I am near Kovalam, Chennai’s surfing haven, surrounded by lithe men and women who look like they have been poured into their body suits. Everyone is here to learn to be riders on the storm — like the thousands before who have been spurred by the city’s enthusiastic surfing community. Led in the initial years by men from the local fishing villages, Kovalam now hosts its own surf festival and is home to many a prize-winning surfer.
Former South African cricketer Jonty Rhodes and super model-turned-running evangelist Milind Soman are familiar faces here.

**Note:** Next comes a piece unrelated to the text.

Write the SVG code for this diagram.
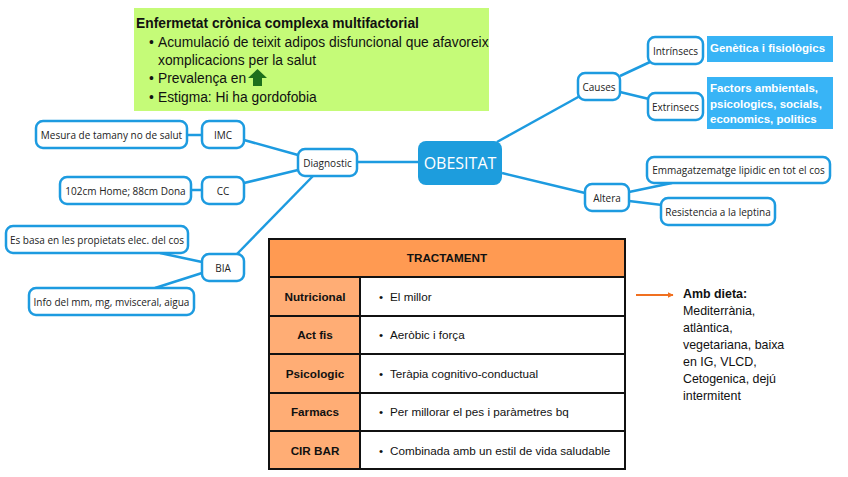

We limber up on the copper sands — stretches, lunges, burpees and the ‘pop-up’ that teaches you how to stand up in water. I am so out of breath that I am tempted to slip away and hide behind the coconut water vendor. Just then, Coach asks each of us to pick a surf board; I come up trumps with the pink one named ‘Padillac’.
“We’ll start with 10 metres in,” says Coach. I paddle in, so ungracefully that I might as well be auditioning for ‘jackass of the day’. Wave after wave peels away and scatters on the beach; I’m still prone on the board, looking nowhere like the man in my earliest surfing memory — the Apollo riding the waves in the Old Spice ad.
Alongside are a man and his dog balancing on the surfboard with a skill that is amazing. The dog probably has its own Instagram page!
A rare barrel wave turns me over and I plough underwater like a bobsled. It’s quiet — there’s sunlight, fish and the calm of eternity — till I cut my elbow on some coral before crash landing on the shore.
— Deepa Alexander loves the coast but doesn’t lounge on the sands, lest she be mistaken for a beached whale.
Miles of heaven above, nearly equal depths of ocean below. In between, little specks of humanity bobbing on our fancy boats pretending we know what we do.
Well, they are — the dapper, savvy, internationally competitive sailors at Royal Madras Yatch Club. I am pretending nothing, but clinging on for life, hoping the dolphins will forgive me if I hurl my stomach’s contents into their living room.
I’m sorry, dolphins. I’m trying, but this vessel is almost perpendicular to the water now, and I see more ocean less boat below my feet. I wonder wildly how deep the water is, how many women like me can be stacked on top of each other from the bed to the suface. A hundred? A thousand? I’m too small for this, too inept. I’m too young to die.
Oh look, the boat is straight again: I can rest my feet, lean against the railing for half a minute. “It’s impressive that you haven’t gotten sea sick yet, being a first-timer,” someone tells me. I beam — of course, I’m a natural. I’m queen of the ocean. Oh no, they’re titling the boat again, everyone is darting to the other edge for balance. Somebody save me.
It is to the sailing team’s credit that no one has laughed at my sheer terror. That they are actually taking the time out to reassure and explain, in the midst of furling and unfurling sails, following commands, calculating wind speed and direction and keeping the slick afloat as it twists and turns impossibly. But then, this community in Chennai is a tight-knit and friendly one; maybe they remember their first time, too (the cool sea spray and leaping dolphins help).
The sailors deal with their tasks and my blunderings for an hour, and then it’s finally time to head back. “Did you have a good time,” they ask? “Oh, yes,” I say. “Would you like to do this again?”
Sure, a good rush of adrenaline never hurt anyone.
— Meghna Majumdar loves the blue, especially her deep blue blanket in which she hibernates all day, far away from Nature.
(In this column, we pit two Chennai icons against each other.)